Die Kostümbildnerin Lisy Christl über ihre Arbeitsweise: Ich suche nach der feststehenden Größe, dann kann ich beginnen

Lisy Christl arbeitet mit den prägenden Regisseuren der Gegenwart: Für Michael Haneke stattete sie unter anderem „Wolfzeit“ aus, für Hans-Christian Schmid „Was bleibt“, für die Arbeit an Roland Emmerichs „Anonymous“ wurde sie für den Oscar nominiert. Ein Gespräch über die Suche nach Leitmotiven, den Aha-Effekt während einer Robert Wilson-Aufführung und ihre Lehren aus einem Kinderfilm. Fotos: Gerald von Foris

Frau Christl, Sie sagten mir am Telefon, dass Sie kurz davor seien, in den Schacht abzusteigen. Was bedeutet das?
Es gibt ein Angebot zur Mitarbeit an einem neuen Film. Das Drehbuch habe ich bereits gelesen, nun trage ich die Roman-Vorlage in meiner Tasche. Ich begebe mich Stück für Stück in die Geschichte. Für mich ist das so, als würde ich eine ganze Reihe von Menschen und deren Welt kennenlernen. 

Wie entscheiden Sie sich für ein Projekt?
Im Moment gibt es zwei Projekte und dieses ist für mich das Relevante. Aber auch der Drehort spielt bei der Entscheidung eine große Rolle: Über die Jahre habe ich mir ein fantastisches Team aufgebaut, das in und um Berlin lebt. Aus Kostengründen ist es selten möglich, alle mitzunehmen. Aber wann immer ich es möglich machen kann, arbeite ich mit diesen Kollegen.

Ich habe von einer „Textile Artist“ gelesen, die während der Arbeit an Roland Emmerichs Shakespeare-Film „Anonymous“ die Kleider färbte, bemalte und bearbeitete …
Das ist Marie Heitzinger, eine meiner engsten Mitarbeiterinnen und Freundinnen.
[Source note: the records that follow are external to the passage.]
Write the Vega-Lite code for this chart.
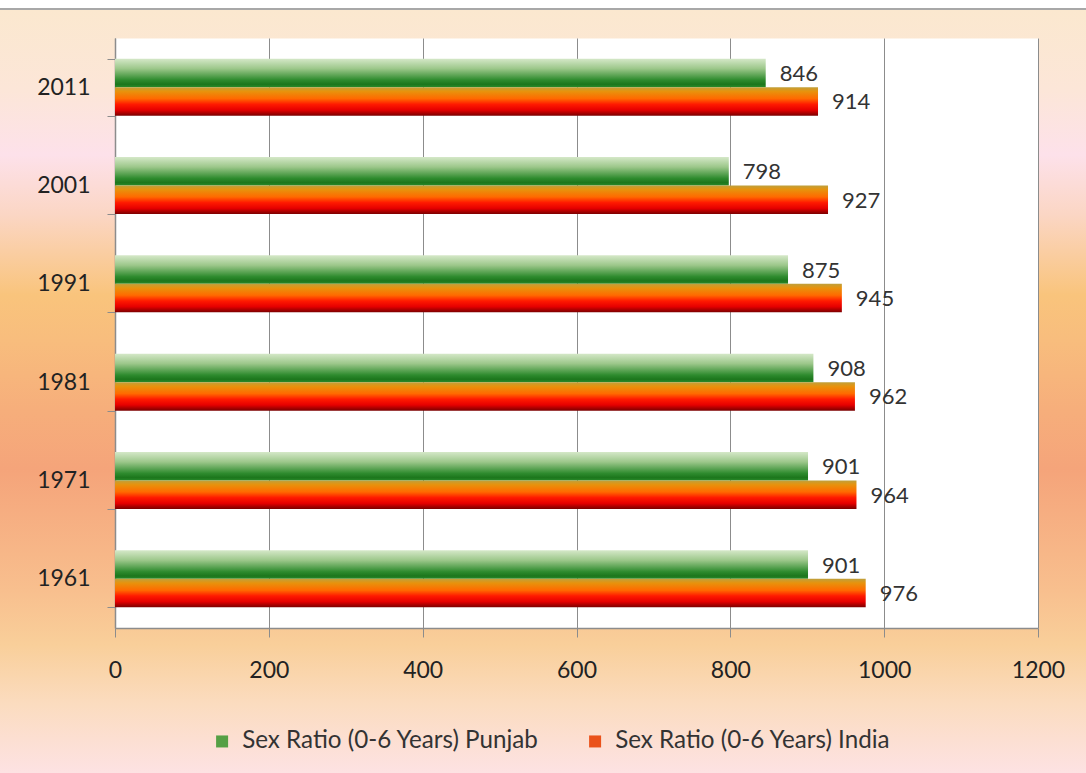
{
  "$schema": "https://vega.github.io/schema/vega-lite/v6.json",
  "width": 923,
  "height": 590,
  "autosize": {"type": "none"},
  "padding": {"left": 115, "top": 38, "right": 48, "bottom": 145},
  "background": "#fbd9c0",
  "view": {
    "fill": "white",
    "strokeWidth": 300,
    "stroke": {"gradient": "linear", "x1": 0, "y1": -0.0644, "x2": 0, "y2": 1.2458, "stops": [
      {"offset": 0, "color": "#ffffff"}, {"offset": 0.0097, "color": "#ffffff"}, {"offset": 0.0103, "color": "#a8a8a8"}, {"offset": 0.0123, "color": "#a8a8a8"}, {"offset": 0.0129, "color": "#fbe8cf"},
      {"offset": 0.1164, "color": "#fce6d8"}, {"offset": 0.2005, "color": "#fde1ea"}, {"offset": 0.2781, "color": "#fbd6c4"}, {"offset": 0.3816, "color": "#f9c47c"}, {"offset": 0.4398, "color": "#f8bd7d"},
      {"offset": 0.5304, "color": "#f6ae7b"}, {"offset": 0.608, "color": "#f5a47a"}, {"offset": 0.7633, "color": "#f8bf8e"}, {"offset": 0.8344, "color": "#f9cf9a"}, {"offset": 0.912, "color": "#fbdcc0"}, {"offset": 1, "color": "#fde2e3"}
    ]}
  },
  "config": {
    "font": "Lato",
    "axis": {"labelFont": "Lato", "labelFontSize": 23, "labelColor": "#222222", "domainColor": "#8c8c8c", "tickColor": "#8c8c8c", "gridColor": "#8c8c8c", "gridOpacity": 1, "title": null}
  },
  "data": {
    "values": [
      {"year": "2011", "series": "Punjab", "value": 846},
      {"year": "2011", "series": "India", "value": 914},
      {"year": "2001", "series": "Punjab", "value": 798},
      {"year": "2001", "series": "India", "value": 927},
      {"year": "1991", "series": "Punjab", "value": 875},
      {"year": "1991", "series": "India", "value": 945},
      {"year": "1981", "series": "Punjab", "value": 908},
      {"year": "1981", "series": "India", "value": 962},
      {"year": "1971", "series": "Punjab", "value": 901},
      {"year": "1971", "series": "India", "value": 964},
      {"year": "1961", "series": "Punjab", "value": 901},
      {"year": "1961", "series": "India", "value": 976}
    ]
  },
  "encoding": {
    "y": {
      "field": "year", "type": "nominal", "sort": "descending",
      "scale": {"paddingInner": 0.42, "paddingOuter": 0.21},
      "axis": {"tickBand": "extent", "tickSize": 8, "labelPadding": 17, "grid": false, "domainWidth": 1.5}
    },
    "yOffset": {
      "field": "series", "type": "nominal",
      "scale": {"domain": ["Punjab", "India"], "paddingInner": 0, "paddingOuter": 0}
    }
  },
  "layer": [
    {
      "transform": [{"filter": "datum.series === 'Punjab'"}],
      "mark": {"type": "bar", "fill": {"gradient": "linear", "x1": 0, "y1": 0, "x2": 0, "y2": 1, "stops": [{"offset": 0, "color": "#d5e8c8"}, {"offset": 0.35, "color": "#9cc78a"}, {"offset": 0.75, "color": "#2e8b2e"}, {"offset": 0.9, "color": "#1c761c"}, {"offset": 1, "color": "#2a8a2a"}]}},
      "encoding": {
        "x": {
          "field": "value", "type": "quantitative",
          "scale": {"domain": [0, 1200], "nice": false},
          "axis": {"orient": "bottom", "values": [600], "grid": true, "gridColor": "#ffffff", "gridWidth": 923, "gridOpacity": 1, "labels": false, "ticks": false, "domain": false, "title": null}
        }
      }
    },
    {
      "transform": [{"filter": "datum.series === 'India'"}],
      "mark": {"type": "bar", "fill": {"gradient": "linear", "x1": 0, "y1": 0, "x2": 0, "y2": 1, "stops": [{"offset": 0, "color": "#bfa03c"}, {"offset": 0.15, "color": "#e8920c"}, {"offset": 0.4, "color": "#ff6a00"}, {"offset": 0.6, "color": "#ff1a00"}, {"offset": 0.8, "color": "#e60000"}, {"offset": 1, "color": "#7a0000"}]}},
      "encoding": {
        "x": {
          "field": "value", "type": "quantitative",
          "scale": {"domain": [0, 1200], "nice": false},
          "axis": {"orient": "bottom", "values": [0, 200, 400, 600, 800, 1000, 1200], "format": "d", "grid": true, "tickSize": 9, "labelPadding": 22, "labelFlush": false, "labelOverlap": false, "domainWidth": 1.5}
        }
      }
    },
    {
      "mark": {"type": "text", "align": "left", "baseline": "middle", "dx": 14, "dy": 1, "fontSize": 22, "font": "Lato", "color": "#333333"},
      "encoding": {
        "x": {"field": "value", "type": "quantitative", "scale": {"domain": [0, 1200], "nice": false}, "axis": null},
        "text": {"field": "value", "type": "quantitative"}
      }
    },
    {
      "mark": {"type": "bar", "opacity": 0},
      "encoding": {
        "x": {"field": "value", "type": "quantitative", "scale": {"domain": [0, 1200], "nice": false}, "axis": null},
        "color": {
          "field": "series", "type": "nominal",
          "scale": {"domain": ["Punjab", "India"], "range": ["#55a045", "#ea521a"]},
          "legend": {
            "orient": "none", "legendX": 95, "legendY": 691, "direction": "horizontal",
            "title": null, "symbolType": "square", "symbolSize": 144, "symbolStrokeWidth": 0, "symbolOpacity": 1,
            "labelFont": "Lato", "labelFontSize": 24.2, "labelColor": "#333333", "labelOffset": 8, "columnPadding": 44,
            "labelExpr": "'Sex Ratio (0-6 Years) ' + datum.label",
            "labelLimit": 400
          }
        }
      }
    }
  ],
  "resolve": {"axis": {"x": "independent"}}
}
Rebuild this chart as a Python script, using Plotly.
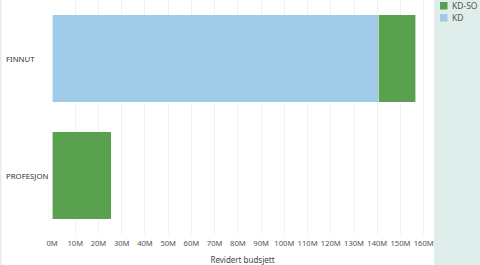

Wenn ich sie nicht in ein Projekt mitnehmen darf, gibt es auch mich nicht. Die Produktionen werden zeitlich immer dichter und komplexer, deshalb ist es wichtig, dass du Menschen neben dir hast, die dich verstehen. 

Was genau macht ein Textile Artist?
Marie erzeugt das Benutzte, das Leben in den Kleidern und in den Schuhen, überhaupt in allem, was ein Schauspieler trägt. Die deutsche Bezeichnung „Patinierer“ wird Maries Arbeit leider in keiner Weise gerecht – sie macht so viel mehr. Mir ist es überhaupt wichtig, Arbeit mit den richtigen Worten zu würdigen.

Weshalb?
Eine Bezeichnung soll ausdrücken, was eine Person vermag. Das Wort Kostümbildner zum Beispiel drückt für mich genau das aus, was mir persönlich wichtig ist: ein Kostüm bilden.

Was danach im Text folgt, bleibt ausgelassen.